W miniony weekend, 22 i 23 stycznia 2022 r., policjanci ze Świętochłowic zatrzymali pięciu poszukiwanych mężczyzn. Niektórzy, by uniknąć odsiadki, wymyślają różne kryjówki - tak było w przypadku jednego z zatrzymanych w ostatnich dniach.
Bytomski sąd wydał nakaz doprowadzenia do aresztu 34-letniego mieszkańca Świętochłowic, więc mundurowi wybrali się do jego mieszkania. Gdy zapukali do drzwi przez jakiś czas nikt nie otwierał. Ze środka dobiegały jednak odgłosy, które świadczył, że ktoś tam jest.
- Po chwili stróże prawa usłyszeli głos kobiety, która oświadczyła, że zaciął jej się zamek w drzwiach. Jednocześnie poprosiła policjantów o pomoc w ich otwarciu, proponując im wejście przez okno znajdujące się na parterze – czytamy w policyjnym komunikacie.
Gdy funkcjonariusze weszli do środka w przedpokoju zauważyli męską odzież oraz obuwie. Zdenerwowana kobieta oświadczył jednak, że jej partnera nie ma w domu. Policjanci nie uwierzyli w te zapewnia, a ich uwagę przykuła szafa zastawiona suszarką na pranie i dziecięcym wózkiem.

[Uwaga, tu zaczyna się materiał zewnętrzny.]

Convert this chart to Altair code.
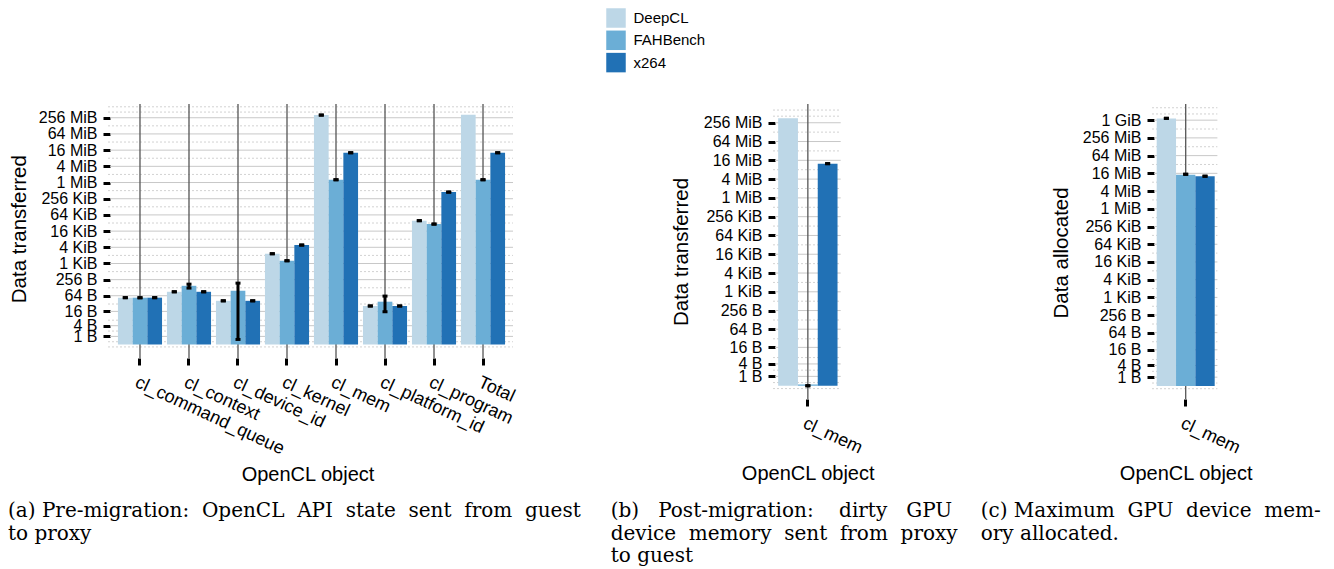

- Wewnątrz znajdowała się sterta ubrań. Nie byłoby w tym nic dziwnego, gdy nie wystające spod niej nogi. Jak się okazało, pod ciuchami ukrywał się poszukiwany 34-latek – relacjonują policjanci ze Świętochłowic.
To kolejny taki „spryciarz” ze Świętochłowic. W połowie stycznia policja informowała o 24-latku, który również chował się przed funkcjonariuszami. Ten poszukiwany wybrał szafkę kuchenną, której jednak nie udało się domknąć i – jak opisywali policjanci – przebywał tam w „niekomfortowej pozycji”.